→ **Instructions for the task**
Copy out each line exactly; pictures stay out of the copy.

→ **Collected data**
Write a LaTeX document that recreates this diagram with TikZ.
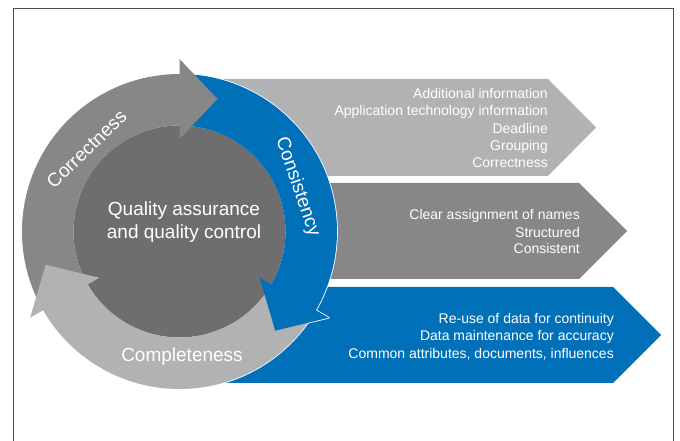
\documentclass[tikz,border=0pt]{standalone}
\usepackage{fontspec}
\setmainfont{Liberation Sans}
\usetikzlibrary{calc}
\definecolor{lgray}{HTML}{B1B2B4}
\definecolor{mgray}{HTML}{878787}
\definecolor{dgray}{HTML}{6E6E6E}
\definecolor{qblue}{HTML}{0070B8}
\definecolor{framec}{HTML}{4D4D4D}
% ring segment from angle #2 clockwise to angle #3 (extended 2 degrees under its own head)
\newcommand\qaBody[3]{%
  \path[#1] ($(C)+(#2:157.5)$) arc[start angle=#2, end angle=#3-2, radius=157.5]
    -- ($(C)+(#3-2:106)$) arc[start angle=#3-2, end angle=#2, radius=106] -- cycle;}
% arrow head whose base lies on the radius at angle #2
\newcommand\qaHead[2]{%
  \path[#1] ($(C)+(#2:92.5)$) -- ($(C)+(#2:172.5)$)
    -- ($(C)+(#2:132.5)+(#2-90:38)$) -- cycle;}
\begin{document}
\begin{tikzpicture}[x=1pt,y=1pt,
  boxtext/.style={anchor=base east, inner sep=0pt, text=white, font=\fontsize{14}{17}\selectfont},
  ringtext/.style={inner sep=0pt, text=white, font=\fontsize{19}{23}\selectfont},
  halo/.style={fill=white, draw=white, line width=1.6pt, line join=round}]
\useasboundingbox (0,0) rectangle (680,441);
\coordinate (C) at (179.5,209.5);
% frame
\draw[framec, line width=0.9pt] (13,0) -- (13,433) -- (673,433) -- (673,0);
% chevron boxes
\fill[lgray] (180,362) -- (548,362) -- (596,313.5) -- (548,265) -- (180,265) -- cycle;
\fill[mgray] (180,258) -- (579,258) -- (627,210) -- (579,162) -- (180,162) -- cycle;
\fill[qblue] (180,154) -- (613,154) -- (661,106) -- (613,58) -- (180,58) -- cycle;
% white outline of the cycle
\path[halo] (C) circle[radius=157.5];
\qaHead{halo}{90}
\qaHead{halo}{-30}
\qaHead{halo}{-150}
% inner disc
\fill[dgray] (C) circle[radius=106];
% ring bodies
\qaBody{fill=lgray}{-30}{-150}
\qaBody{fill=qblue}{90}{-30}
\qaBody{fill=mgray}{210}{90}
% arrow heads
\qaHead{fill=mgray}{90}
\qaHead{fill=qblue}{-30}
\qaHead{fill=lgray}{-150}
% ring labels
\node[ringtext, rotate=44] (corr) at (86.5,292) {Correctness};
\node[ringtext, rotate=-71] (cons) at (297.5,254.5) {Consistency};
\node[ringtext, anchor=base] (compl) at (182,79) {Completeness};
\node[ringtext, align=center] (qa) at (184,219) {Quality assurance\\and quality control};
% box texts
\node[boxtext] (a1) at (548,342.7) {Additional information};
\node[boxtext] (a2) at (548,325.3) {Application technology information};
\node[boxtext] (a3) at (548,307.7) {Deadline};
\node[boxtext] (a4) at (548,290.5) {Grouping};
\node[boxtext] (a5) at (548,273.3) {Correctness};
\node[boxtext] (b1) at (580,221) {Clear assignment of names};
\node[boxtext] (b2) at (580,203.7) {Structured};
\node[boxtext] (b3) at (580,187) {Consistent};
\node[boxtext] (c1) at (614,117.7) {Re-use of data for continuity};
\node[boxtext] (c2) at (614,100.3) {Data maintenance for accuracy};
\node[boxtext] (c3) at (614,82.7) {Common attributes, documents, influences};
\end{tikzpicture}
\end{document}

→ **Final result**
Write a LaTeX document that recreates this diagram with TikZ.
\documentclass[tikz,border=0pt]{standalone}
\usepackage{fontspec}
\setmainfont{Liberation Sans}
\usetikzlibrary{calc}
\definecolor{lgray}{HTML}{B1B2B4}
\definecolor{mgray}{HTML}{878787}
\definecolor{dgray}{HTML}{6E6E6E}
\definecolor{qblue}{HTML}{0070B8}
\definecolor{framec}{HTML}{4D4D4D}
% ring segment from angle #2 clockwise to angle #3 (extended 2 degrees under its own head)
\newcommand\qaBody[3]{%
  \path[#1] ($(C)+(#2:157.5)$) arc[start angle=#2, end angle=#3-2, radius=157.5]
    -- ($(C)+(#3-2:106)$) arc[start angle=#3-2, end angle=#2, radius=106] -- cycle;}
% arrow head whose base lies on the radius at angle #2
\newcommand\qaHead[2]{%
  \path[#1] ($(C)+(#2:92.5)$) -- ($(C)+(#2:172.5)$)
    -- ($(C)+(#2:132.5)+(#2-90:38)$) -- cycle;}
\begin{document}
\begin{tikzpicture}[x=1pt,y=1pt,
  boxtext/.style={anchor=base east, inner sep=0pt, text=white, font=\fontsize{14}{17}\selectfont},
  ringtext/.style={inner sep=0pt, text=white, font=\fontsize{19}{23}\selectfont},
  halo/.style={fill=white, draw=white, line width=1.6pt, line join=round}]
\useasboundingbox (0,0) rectangle (680,441);
\coordinate (C) at (179.5,209.5);
% frame
\draw[framec, line width=0.9pt] (13,0) -- (13,433) -- (673,433) -- (673,0);
% chevron boxes
\fill[lgray] (180,362) -- (548,362) -- (596,313.5) -- (548,265) -- (180,265) -- cycle;
\fill[mgray] (180,258) -- (579,258) -- (627,210) -- (579,162) -- (180,162) -- cycle;
\fill[qblue] (180,154) -- (613,154) -- (661,106) -- (613,58) -- (180,58) -- cycle;
% white outline of the cycle
\path[halo] (C) circle[radius=157.5];
\qaHead{halo}{90}
\qaHead{halo}{-30}
\qaHead{halo}{-150}
% inner disc
\fill[dgray] (C) circle[radius=106];
% ring bodies
\qaBody{fill=lgray}{-30}{-150}
\qaBody{fill=qblue}{90}{-30}
\qaBody{fill=mgray}{210}{90}
% arrow heads
\qaHead{fill=mgray}{90}
\qaHead{fill=qblue}{-30}
\qaHead{fill=lgray}{-150}
% ring labels
\node[ringtext, rotate=44] (corr) at (86.5,292) {Correctness};
\node[ringtext, rotate=-71] (cons) at (297.5,254.5) {Consistency};
\node[ringtext, anchor=base] (compl) at (182,79) {Completeness};
\node[ringtext, align=center] (qa) at (184,219) {Quality assurance\\and quality control};
% box texts
\node[boxtext] (a1) at (548,342.7) {Additional information};
\node[boxtext] (a2) at (548,325.3) {Application technology information};
\node[boxtext] (a3) at (548,307.7) {Deadline};
\node[boxtext] (a4) at (548,290.5) {Grouping};
\node[boxtext] (a5) at (548,273.3) {Correctness};
\node[boxtext] (b1) at (580,221) {Clear assignment of names};
\node[boxtext] (b2) at (580,203.7) {Structured};
\node[boxtext] (b3) at (580,187) {Consistent};
\node[boxtext] (c1) at (614,117.7) {Re-use of data for continuity};
\node[boxtext] (c2) at (614,100.3) {Data maintenance for accuracy};
\node[boxtext] (c3) at (614,82.7) {Common attributes, documents, influences};
\end{tikzpicture}
\end{document}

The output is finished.